After extensive negotiations, and much amusement of here behalf, we agreed that she would tie-dye my three whiteish tee shirts for 20 Cedi’s (£3.30), in patterns and colours that she thought fit. This was the result.
Very hippie! Quite a crowd of locals had gathered, and seemed bemused that a” Ubruni” would have his western clothes dyed on the beach. They were left to dry on the sandy beach, then washed in the sea water, before being rinsed through with fresh water and hung up to dry. It seems that this particular lady appears from time to time with her buckets and various dyes to do all of Ko-Sa’s bed linen, sheets, pillow cases etc, all tie-dyed.
So after a few very chilled out days at Ko-Sa, we said goodbye to Annalise, staff, and the goats and headed off to Tema (just east of Accra).
Tema is the port in which Colonel K is hopefully going to be loaded onto the MV Glovis Sunrise, a large freight vessel and be delivered to Walvis Bay in Namibia. I say hopefully as everything seems like unorganised chaos from the outside looking in. So on our our way to Tema, we stopped off at a large shopping centre and purchased two “cheap” suitcases (we were soon to discover that nothing is cheap in Accra), for taking our personal belongings onto the plane. The day after checking in at our hotel, we organised a taxi to take us to a specific Bank to pay our fees to the company that is dealing with the Customs here in Ghana, and who actually load the truck onto the vessel. It was a good job that we took a taxi, as we would never have found the Long Room branch of the bank, it is actually inside the port complex. I have never seen so many trucks (all with empty trailers), parked up at the side of the road, literally thousands of them, and many of them look like they have been in that position for weeks, waiting for a load/container to take somewhere. There were trucks from Ghana, Burkina Faso, Togo, Benin, Ivory Coast and Nigeria, parked up from the port to miles back. Our bill from the clearing company was in US Dollars (the main currency for shipping companies) and as we brought some dollars with us we decided now was a good time to use them up, so we took the details into the bank and the USD to pay in, the trouble was the account that had been given to us was a Ghanian Cedi account. So after waiting for about 30 minutes to find this out we had to start again with a new account number (their USD account). Nothing is simple in Ghana! Now at this point I must explain that banking here in Ghana is not the confidential affair that it is in the UK, when you are called to the cashier, its not unusual for someone to literally try to push in front of you, and if it doesn’t work (or the cashier tells them to wait) they just stand next to you and watch what you are doing! Sometimes having a quick sleep with their head resting on the cashiers counter!
After sorting the payment, we got Geoff our trusty taxi driver, to take us to the yard where we would be dropping off Colonel K the following day.

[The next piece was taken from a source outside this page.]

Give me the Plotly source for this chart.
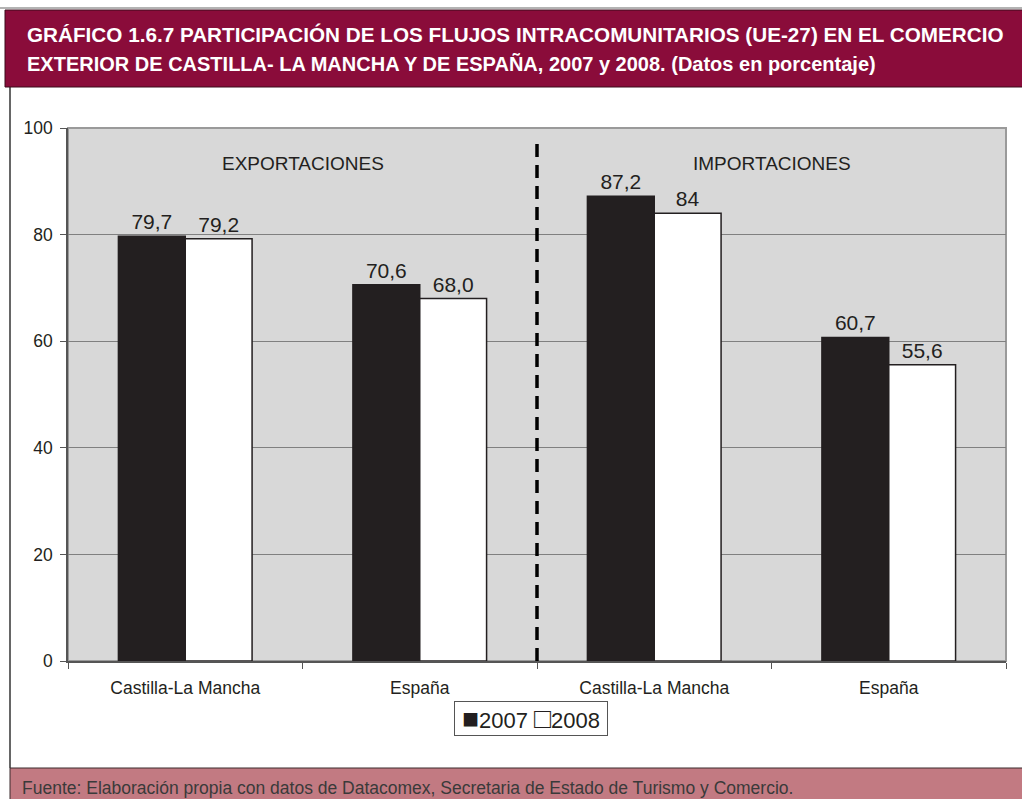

The reason we did this was we didn’t have any GPS co-ordinates for the yard and addresses as we know them don’t exist in Ghana, The addresses here are more like “the traffic lights next to the Oil Refinery”. Again we would have been driving around the port for ages looking for it if Geoff hadn’t know where the yard was to show us.
After an early breakfast we took the truck to the yard and after giving the very friendly Ato a few extra details, and of course all of the keys (for customs clearance), we waved goodbye to Colonel K. Hopefully the Daf will arrive in Namibia in the condition that we left it in and all the contents still in the back.
The next phase of our little adventure is nearly upon us and we are really looking forward to Namibia and beyond.